Your task: A verbatim copy is needed of the lines from the one containing "Reproduce this chart with Apache ECharts." down to the one containing "const xTicks = [0,5,10,15,20,25,30];", inclusive. Print it with no pictures.

===== Data provided =====

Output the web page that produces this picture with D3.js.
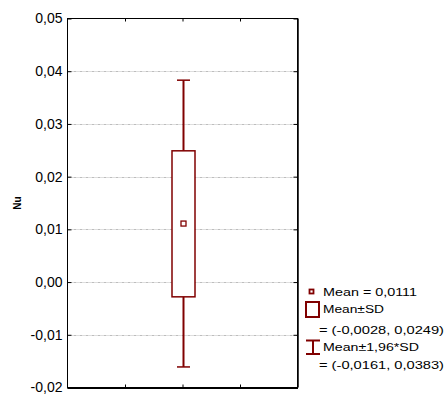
<!DOCTYPE html>
<html><head><meta charset="utf-8">
<script src="https://cdn.jsdelivr.net/npm/d3@7"></script>
<style>body{margin:0;background:#fff}svg{display:block}text{font-family:"Liberation Sans",Arial,sans-serif}</style>
</head><body>
<svg id="c" width="447" height="396"></svg>
<script>
const yLabel = "Nu";
const yTicks = [0.05, 0.04, 0.03, 0.02, 0.01, 0.00, -0.01, -0.02];
const xTicks = [1, 2, 3];
const categories = [2];
const means = [0.0111];
const sdLow = [-0.0028];
const sdHigh = [0.0249];
const ciLow = [-0.0161];
const ciHigh = [0.0383];
const legendLines = ["Mean = 0,0111", "Mean±SD", "= (-0,0028, 0,0249)", "Mean±1,96*SD", "= (-0,0161, 0,0383)"];

const color = "#800000";
const svg = d3.select("#c");
const L = 67.5, R = 297.5, T = 18.5, B = 387.5;
const y = d3.scaleLinear().domain([-0.02, 0.05]).range([B, T]);
const x = d3.scaleLinear().domain([0, 4]).range([L, R]);
const loc = d3.formatLocale({decimal: ",", thousands: ".", grouping: [3], currency: ["", ""], minus: "-"});
const fmt = loc.format(".2f");

// grid
svg.append("g").selectAll("line").data(yTicks.filter(v => v < 0.05 && v > -0.02)).join("line")
  .attr("x1", L).attr("x2", R).attr("y1", d => Math.round(y(d)) + 0.5).attr("y2", d => Math.round(y(d)) + 0.5)
  .attr("stroke", "#bdbdbd").attr("stroke-width", 1).attr("stroke-dasharray", "3,1,1,1");

// left axis
const gl = svg.append("g").attr("transform", `translate(${L},0)`)
  .call(d3.axisLeft(y).tickValues(yTicks).tickFormat(fmt).tickSizeInner(-4).tickSizeOuter(0).tickPadding(8));
gl.select(".domain").remove();
gl.selectAll(".tick line").attr("stroke", "#000");
gl.selectAll("text").attr("font-size", 14).attr("fill", "#000").attr("x", -5);
// right axis ticks
const gr = svg.append("g").attr("transform", `translate(${R},0)`)
  .call(d3.axisRight(y).tickValues(yTicks).tickFormat("").tickSizeInner(-4).tickSizeOuter(0));
gr.select(".domain").remove();
gr.selectAll(".tick line").attr("stroke", "#000");
// top/bottom ticks
const gt = svg.append("g").attr("transform", `translate(0,${T})`)
  .call(d3.axisTop(x).tickValues(xTicks).tickFormat("").tickSizeInner(-3).tickSizeOuter(0));
gt.select(".domain").remove();
gt.selectAll(".tick line").attr("stroke", "#000");
const gb = svg.append("g").attr("transform", `translate(0,${B})`)
  .call(d3.axisBottom(x).tickValues(xTicks).tickFormat("").tickSizeInner(-3).tickSizeOuter(0));
gb.select(".domain").remove();
gb.selectAll(".tick line").attr("stroke", "#000");

// frame
svg.append("rect").attr("x", L).attr("y", T).attr("width", R - L).attr("height", B - T)
  .attr("fill", "none").attr("stroke", "#000").attr("stroke-width", 1);
svg.append("line").attr("x1", L).attr("x2", R + 0.5).attr("y1", B + 0.5).attr("y2", B + 0.5)
  .attr("stroke", "#000").attr("stroke-width", 2);
svg.append("line").attr("x1", R + 0.5).attr("x2", R + 0.5).attr("y1", T).attr("y2", B)
  .attr("stroke", "#000").attr("stroke-width", 1.5);

// y label
svg.append("text").attr("transform", "translate(21,203) rotate(-90)")
  .attr("text-anchor", "middle").attr("font-size", 10).attr("font-weight", "bold").text(yLabel);

// box plot
const g = svg.append("g");
categories.forEach((c, i) => {
  const cx = Math.round(x(c)) + 0.5;
  g.append("line").attr("x1", cx).attr("x2", cx).attr("y1", y(ciHigh[i])).attr("y2", y(sdHigh[i]))
    .attr("stroke", color).attr("stroke-width", 2);
  g.append("line").attr("x1", cx).attr("x2", cx).attr("y1", y(sdLow[i])).attr("y2", y(ciLow[i]))
    .attr("stroke", color).attr("stroke-width", 2);
  g.append("line").attr("x1", cx - 6.5).attr("x2", cx + 6.5).attr("y1", y(ciHigh[i])).attr("y2", y(ciHigh[i]))
    .attr("stroke", color).attr("stroke-width", 1.5);
  g.append("line").attr("x1", cx - 6.5).attr("x2", cx + 6.5).attr("y1", y(ciLow[i])).attr("y2", y(ciLow[i]))
    .attr("stroke", color).attr("stroke-width", 1.5);
  g.append("rect").attr("x", cx - 11.5).attr("width", 23).attr("y", y(sdHigh[i])).attr("height", y(sdLow[i]) - y(sdHigh[i]))
    .attr("fill", "#fff").attr("stroke", color).attr("stroke-width", 1.5);
  g.append("rect").attr("x", cx - 2.5).attr("width", 5).attr("y", y(means[i]) - 2.5).attr("height", 5)
    .attr("fill", "#fff").attr("stroke", color).attr("stroke-width", 1.3);
});

// legend
const lg = svg.append("g");
lg.append("rect").attr("x", 309.5).attr("y", 289.5).attr("width", 4).attr("height", 4)
  .attr("fill", "#fff").attr("stroke", color).attr("stroke-width", 1.8);
lg.append("rect").attr("x", 306).attr("y", 302).attr("width", 13).attr("height", 15)
  .attr("fill", "#fff").attr("stroke", color).attr("stroke-width", 2);
lg.append("line").attr("x1", 306).attr("x2", 320).attr("y1", 340.5).attr("y2", 340.5).attr("stroke", color).attr("stroke-width", 2);
lg.append("line").attr("x1", 306).attr("x2", 320).attr("y1", 354).attr("y2", 354).attr("stroke", color).attr("stroke-width", 2);
lg.append("line").attr("x1", 313).attr("x2", 313).attr("y1", 340).attr("y2", 354).attr("stroke", color).attr("stroke-width", 2);
const lpos = [[323, 292, 94], [323, 309, 61], [319, 330, 125], [323, 347.5, 96], [319, 365.5, 125]];
lg.selectAll("text").data(legendLines).join("text")
  .attr("x", (d, i) => lpos[i][0]).attr("y", (d, i) => lpos[i][1])
  .attr("dy", "0.35em").attr("font-size", 10).attr("fill", "#000")
  .attr("textLength", (d, i) => lpos[i][2]).attr("lengthAdjust", "spacingAndGlyphs")
  .text(d => d);
</script>
</body></html>
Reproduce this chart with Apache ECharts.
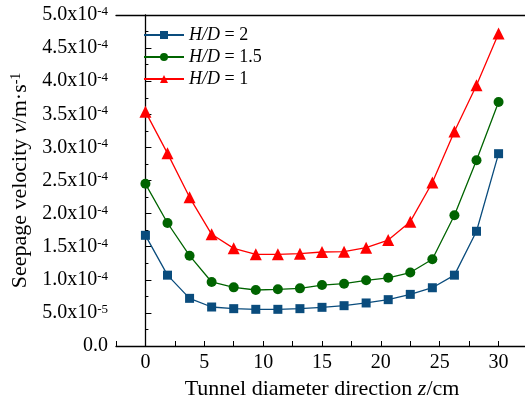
<!DOCTYPE html>
<html><head><meta charset="utf-8">
<script src="https://cdn.jsdelivr.net/npm/echarts@6/dist/echarts.min.js"></script>
<style>html,body{margin:0;padding:0;background:#fff}#c{width:525px;height:403px}</style>
</head><body><div id="c"></div>
<script>
const zValues = [0,1.875,3.75,5.625,7.5,9.375,11.25,13.125,15,16.875,18.75,20.625,22.5,24.375,26.25,28.125,30];
const hd2 = [1.672e-4,1.07e-4,0.72e-4,0.589e-4,0.564e-4,0.554e-4,0.554e-4,0.564e-4,0.584e-4,0.609e-4,0.65e-4,0.70e-4,0.78e-4,0.88e-4,1.07e-4,1.733e-4,2.905e-4];
const hd15 = [2.45e-4,1.858e-4,1.364e-4,0.967e-4,0.886e-4,0.846e-4,0.856e-4,0.871e-4,0.921e-4,0.941e-4,0.992e-4,1.03e-4,1.11e-4,1.31e-4,1.974e-4,2.805e-4,3.686e-4];
const hd1 = [3.54e-4,2.91e-4,2.246e-4,1.687e-4,1.475e-4,1.385e-4,1.385e-4,1.394e-4,1.42e-4,1.425e-4,1.485e-4,1.60e-4,1.878e-4,2.47e-4,3.24e-4,3.94e-4,4.72e-4];
const seriesNames = ['H/D = 2','H/D = 1.5','H/D = 1'];
const xTicks = [0,5,10,15,20,25,30];

const FONT = 'Liberation Serif';
const pair = (xs, ys) => xs.map((x,i)=>[x, ys[i]]);
const tickRich = {
  a:{fontFamily:FONT,fontSize:20,color:'#000',lineHeight:20},
  s:{fontFamily:FONT,fontSize:13,color:'#000',lineHeight:13,verticalAlign:'top'}
};
const nameRich = {
  a:{fontFamily:FONT,fontSize:22,color:'#000',lineHeight:22},
  i:{fontFamily:FONT,fontSize:22,color:'#000',fontStyle:'italic',lineHeight:22},
  s:{fontFamily:FONT,fontSize:14,color:'#000',lineHeight:14,verticalAlign:'top'}
};
function yFmt(v){
  if (Math.abs(v) < 1e-12) return '{a|0.0}';
  let e = Math.floor(Math.log10(v)+1e-9);
  let m = v/Math.pow(10,e);
  return '{a|'+m.toFixed(1)+'x10}{s|'+e+'}';
}
const chart = echarts.init(document.getElementById('c'), null, {renderer:'canvas'});
const axisLine = {lineStyle:{color:'#000',width:1.3}};
chart.setOption({
  animation:false,
  backgroundColor:'#fff',
  grid:{left:116,top:15,width:412,height:331,containLabel:false,outerBoundsMode:'none'},
  legend:{
    left:138, top:21, orient:'vertical', itemGap:4, itemWidth:40, itemHeight:10,
    data:seriesNames,
    formatter: n => '{i|H/D} = ' + n.split('= ')[1],
    textStyle:{fontFamily:FONT,fontSize:18,color:'#000',rich:{i:{fontFamily:FONT,fontSize:18,fontStyle:'italic',color:'#000'}}}
  },
  xAxis:[{
    type:'value', min:-2.5, max:32.5, interval:2.5,
    axisLine:axisLine,
    axisTick:{inside:true,length:5,lineStyle:{color:'#000',width:1}},
    splitLine:{show:false},
    axisLabel:{fontFamily:FONT,fontSize:20,color:'#000',margin:7,
      formatter:v=> xTicks.indexOf(v)>=0 ? String(v) : ''},
    name:'{a|Tunnel diameter direction }{i|z}{a|/cm}',
    nameLocation:'middle', nameGap:32,
    nameTextStyle:{rich:nameRich}
  },{
    type:'value', position:'top', min:-2.5, max:32.5,
    axisLine:axisLine, axisTick:{show:false}, axisLabel:{show:false}, splitLine:{show:false}
  }],
  yAxis:{
    type:'value', min:0, max:5e-4, interval:5e-5,
    axisLine:{show:true,lineStyle:{color:'#000',width:1.3}},
    axisTick:{inside:true,length:6,lineStyle:{color:'#000',width:1}},
    minorTick:{show:true,splitNumber:2,length:3,lineStyle:{color:'#000',width:1}},
    splitLine:{show:false},
    axisLabel:{margin:8,formatter:yFmt,rich:tickRich},
    name:'{a|Seepage velocity }{i|v}{a|/m·s}{s|-1}',
    nameLocation:'middle', nameGap:68,
    nameTextStyle:{rich:nameRich}
  },
  series:[
    {name:seriesNames[0],type:'line',data:pair(zValues,hd2),symbol:'rect',symbolSize:9,
     itemStyle:{color:'#0A4C7D'},lineStyle:{color:'#0A4C7D',width:1.3}},
    {name:seriesNames[1],type:'line',data:pair(zValues,hd15),symbol:'circle',symbolSize:10,
     itemStyle:{color:'#006400'},lineStyle:{color:'#006400',width:1.3}},
    {name:seriesNames[2],type:'line',data:pair(zValues,hd1),symbol:'triangle',symbolSize:12,
     itemStyle:{color:'#FF0000'},lineStyle:{color:'#FF0000',width:1.3}}
  ]
});
</script></body></html>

=====

Result below:
Reproduce this chart with Apache ECharts.
<!DOCTYPE html>
<html><head><meta charset="utf-8">
<script src="https://cdn.jsdelivr.net/npm/echarts@6/dist/echarts.min.js"></script>
<style>html,body{margin:0;padding:0;background:#fff}#c{width:525px;height:403px}</style>
</head><body><div id="c"></div>
<script>
const zValues = [0,1.875,3.75,5.625,7.5,9.375,11.25,13.125,15,16.875,18.75,20.625,22.5,24.375,26.25,28.125,30];
const hd2 = [1.672e-4,1.07e-4,0.72e-4,0.589e-4,0.564e-4,0.554e-4,0.554e-4,0.564e-4,0.584e-4,0.609e-4,0.65e-4,0.70e-4,0.78e-4,0.88e-4,1.07e-4,1.733e-4,2.905e-4];
const hd15 = [2.45e-4,1.858e-4,1.364e-4,0.967e-4,0.886e-4,0.846e-4,0.856e-4,0.871e-4,0.921e-4,0.941e-4,0.992e-4,1.03e-4,1.11e-4,1.31e-4,1.974e-4,2.805e-4,3.686e-4];
const hd1 = [3.54e-4,2.91e-4,2.246e-4,1.687e-4,1.475e-4,1.385e-4,1.385e-4,1.394e-4,1.42e-4,1.425e-4,1.485e-4,1.60e-4,1.878e-4,2.47e-4,3.24e-4,3.94e-4,4.72e-4];
const seriesNames = ['H/D = 2','H/D = 1.5','H/D = 1'];
const xTicks = [0,5,10,15,20,25,30];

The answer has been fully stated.